Porsche CEO ‘considers’ to beef up Taycan production
At the Geneva Motor Show, Porsche CEO, Oliver Blume, expresses his opinion in an exclusive interview. 2019 will be an important year for the German carmaker, with its first fully electric car arriving later in the year. Due to high demand – the first year’s production is already ‘sold out’ – the brand is thinking about ramping up its production.
“2019 is a very exciting year. All our product launches are a challenge for the organization and a big opportunity for our brand”, declares Porsche CEO, Oliver Blume. This year sees the launch of a new generation of Porsche 911, coupé and convertible. The German sports carmaker will also launch new hybrids and, at the end of the year, its first fully electric car.
20.000 orders for Taycan
“We’ll start by delivering the first cars in Europe. We’re very happy about the number of pre-orders, standing at 20.000”, continues the CEO. With pre-orders only, Porsche has already reached its estimated yearly production number. Mr Blume thinks about increasing production but doesn’t give away any information.
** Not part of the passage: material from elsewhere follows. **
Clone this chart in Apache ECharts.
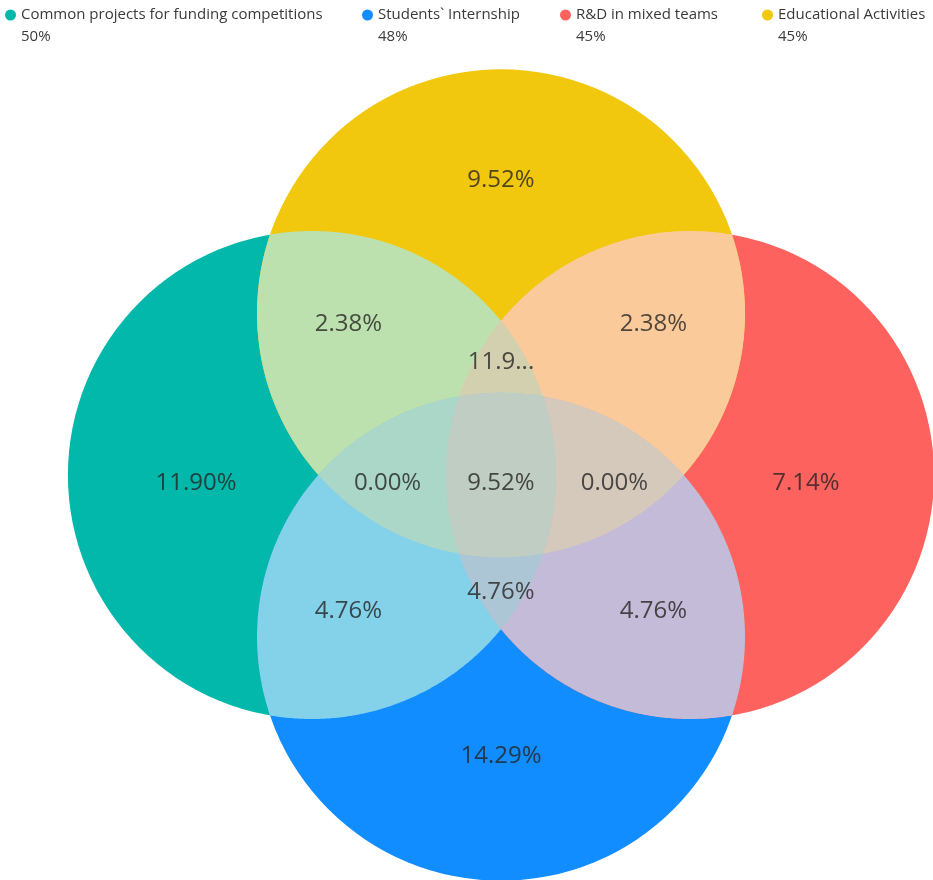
<!DOCTYPE html>
<html>
<head>
<meta charset="utf-8">
<script src="https://cdn.jsdelivr.net/npm/echarts@6/dist/echarts.min.js"></script>
<style>
  html, body { margin: 0; padding: 0; background: #ffffff; }
  #chart { width: 933px; height: 880px; }
</style>
</head>
<body>
<div id="chart"></div>
<script>
// ---- data ----
const setNames = ['Common projects for funding competitions', 'Students` Internship', 'R&D in mixed teams', 'Educational Activities'];
const setShares = ['50%', '48%', '45%', '45%'];
const setColors = ['#01B8AA', '#118DFF', '#FD625E', '#F2C80F'];

// Venn regions: member sets (indices into setNames) and their share, %
const regionSets = [[0], [3], [2], [1], [0, 3], [3, 2], [0, 1], [2, 1], [0, 3, 2], [0, 3, 1], [3, 2, 1], [0, 2, 1], [0, 1, 2, 3]];
const regionValues = [11.90, 9.52, 7.14, 14.29, 2.38, 2.38, 4.76, 4.76, 11.90, 0.00, 0.00, 4.76, 9.52];

// ---- layout (unit circles in axis space) ----
const circleCenters = [[-0.775, 0], [0, -0.663], [0.775, 0], [0, 0.663]];
const circleRadius = 1;
const labelAnchors = [[-1.25, -0.033], [0, 1.209], [1.25, -0.033], [0, -1.152],
  [-0.625, 0.619], [0.625, 0.619], [-0.625, -0.557], [0.625, -0.557],
  [0, 0.463], [-0.465, -0.033], [0.465, -0.033], [0, -0.48], [0, -0.033]];
const labelMaxWidth = { 8: 70 };

const FONT = '"Open Sans", "Noto Sans", sans-serif';

function hexToRgb(h) {
  const n = parseInt(h.slice(1), 16);
  return [(n >> 16) & 255, (n >> 8) & 255, n & 255];
}
// overlap colour: average of member colours, washed halfway to white
function regionColor(members) {
  const sum = [0, 0, 0];
  members.forEach(m => { const c = hexToRgb(setColors[m]); for (let k = 0; k < 3; k++) sum[k] += c[k]; });
  const rgb = sum.map(v => Math.round((v / members.length + 255) / 2));
  return 'rgb(' + rgb.join(',') + ')';
}

function circleGeom(api, idx) {
  const c = api.coord(circleCenters[idx]);
  const r = api.size([circleRadius, circleRadius])[0];
  return { x: c[0], y: c[1], r: r };
}

// convex intersection of several circles as a polygon
function intersectionPolygon(circles) {
  const N = 720;
  const pts = [];
  const inside = (p, c) => (p[0] - c.x) ** 2 + (p[1] - c.y) ** 2 <= c.r * c.r * (1 + 1e-6);
  circles.forEach((c, ci) => {
    for (let k = 0; k < N; k++) {
      const a = 2 * Math.PI * k / N;
      const p = [c.x + c.r * Math.cos(a), c.y + c.r * Math.sin(a)];
      if (circles.every((o, oi) => oi === ci || inside(p, o))) pts.push(p);
    }
  });
  for (let i = 0; i < circles.length; i++) {
    for (let j = i + 1; j < circles.length; j++) {
      const A = circles[i], B = circles[j];
      const dx = B.x - A.x, dy = B.y - A.y, d = Math.hypot(dx, dy);
      if (d === 0 || d > A.r + B.r) continue;
      const a = (A.r * A.r - B.r * B.r + d * d) / (2 * d);
      const h = Math.sqrt(Math.max(0, A.r * A.r - a * a));
      const px = A.x + a * dx / d, py = A.y + a * dy / d;
      [[px - h * dy / d, py + h * dx / d], [px + h * dy / d, py - h * dx / d]].forEach(p => {
        if (circles.every((o, oi) => oi === i || oi === j || inside(p, o))) pts.push(p);
      });
    }
  }
  if (!pts.length) return [];
  let cx = 0, cy = 0;
  pts.forEach(p => { cx += p[0]; cy += p[1]; });
  cx /= pts.length; cy /= pts.length;
  pts.sort((p, q) => Math.atan2(p[1] - cy, p[0] - cx) - Math.atan2(q[1] - cy, q[0] - cx));
  return pts;
}

const regionRows = regionSets.map((s, i) => [labelAnchors[i][0], labelAnchors[i][1], regionValues[i], i]);

// one series per set: its full circle
const circleSeries = setNames.map((name, i) => ({
  type: 'custom',
  name: name,
  coordinateSystem: 'cartesian2d',
  z: 2,
  silent: true,
  itemStyle: { color: setColors[i] },
  encode: { x: 0, y: 1 },
  data: regionRows.filter(r => regionSets[r[3]].length === 1 && regionSets[r[3]][0] === i),
  renderItem: function (params, api) {
    const g = circleGeom(api, i);
    return { type: 'circle', shape: { cx: g.x, cy: g.y, r: g.r }, style: { fill: setColors[i] } };
  }
}));

// overlaps painted on top, deeper intersections above shallower ones
const overlapSeries = {
  type: 'custom',
  name: 'overlaps',
  coordinateSystem: 'cartesian2d',
  z: 3,
  silent: true,
  encode: { x: 0, y: 1 },
  data: regionRows.filter(r => regionSets[r[3]].length > 1),
  renderItem: function (params, api) {
    const members = regionSets[api.value(3)];
    const poly = intersectionPolygon(members.map(m => circleGeom(api, m)));
    return {
      type: 'polygon',
      z2: members.length,
      shape: { points: poly },
      style: { fill: regionColor(members) }
    };
  }
};

const labelSeries = {
  type: 'scatter',
  name: 'labels',
  z: 5,
  silent: true,
  symbolSize: 0,
  data: regionRows.map(r => {
    const item = { value: r };
    const w = labelMaxWidth[r[3]];
    if (w) item.label = { width: w, overflow: 'truncate', ellipsis: '...' };
    return item;
  }),
  label: {
    show: true,
    position: 'inside',
    formatter: p => p.value[2].toFixed(2) + '%',
    fontFamily: FONT,
    fontSize: 24,
    color: '#252423'
  }
};

const legendLeft = [5, 362, 560, 762];

const option = {
  animation: false,
  backgroundColor: '#ffffff',
  grid: { left: 37.4, top: 11.4, width: 927.2, height: 927.2, outerBoundsMode: 'none', containLabel: false },
  xAxis: { type: 'value', min: -1.9, max: 1.9, show: false },
  yAxis: { type: 'value', min: -1.9, max: 1.9, show: false },
  legend: setNames.map((name, i) => ({
    data: [name],
    left: legendLeft[i],
    top: -18,
    padding: 0,
    icon: 'circle',
    itemWidth: 11,
    itemHeight: 11,
    selectedMode: false,
    // blank first line keeps the marker level with the name
    formatter: n => ' \n' + n + '\n' + setShares[i],
    textStyle: {
      fontFamily: FONT,
      fontSize: 15,
      color: '#3b3a39',
      lineHeight: 22
    }
  })),
  series: circleSeries.concat([overlapSeries, labelSeries])
};

const chart = echarts.init(document.getElementById('chart'), null, { renderer: 'canvas' });
chart.setOption(option);
</script>
</body>
</html>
While the Taycan is proving popular, it won’t overtake the brand’s other two big selling products. Currently, in terms of yearly volumes, the Macan leads with 100.000 cars, then comes the Cayenne at 70.000 units.
Does Brexit mean less volume for Porsche?
“Brexit is serious because the UK is a major market for us”, explains Oliver Blume, “we’re looking into the effects of different scenarios. We’ve already informed our clients that prices could be affected.”
In theory then, a no-deal Brexit could see Porsche prices increase. The CEO isn’t worried, though, stating that his brand isn’t as affected by price as other volume manufacturers. Furthermore, being a ‘tailored’ carmaker, Porsche can’t stock loads of cars to compensate for the effect of Brexit.
German engineered and German made
In the current political climate full of uncertainties and trade wars, Porsche wants to keep its German roots. “We have a very stable position in the luxury segment because our cars are developed, designed and produced in Germany. It’s a strong argument for the US and Chinese markets”, adds the CEO.
Therefore, there are no plans for a production plant in China despite the huge market. For three years now, the land of the red dragon has been Porsche’s first market.
‘Diesel was only 15% of sales’
Asked about the dieselgate scandal and the number of fines that Porsche has been exposed to, Oliver Blume diffuses the question. “The important thing for us was to stop producing diesel cars.
They only represented 15% of our sales”, he explains. “We take full responsibility but there will be no more diesel Porsches. We can compensate that with our plug-in hybrid technology and 4-cylinder petrol engines.”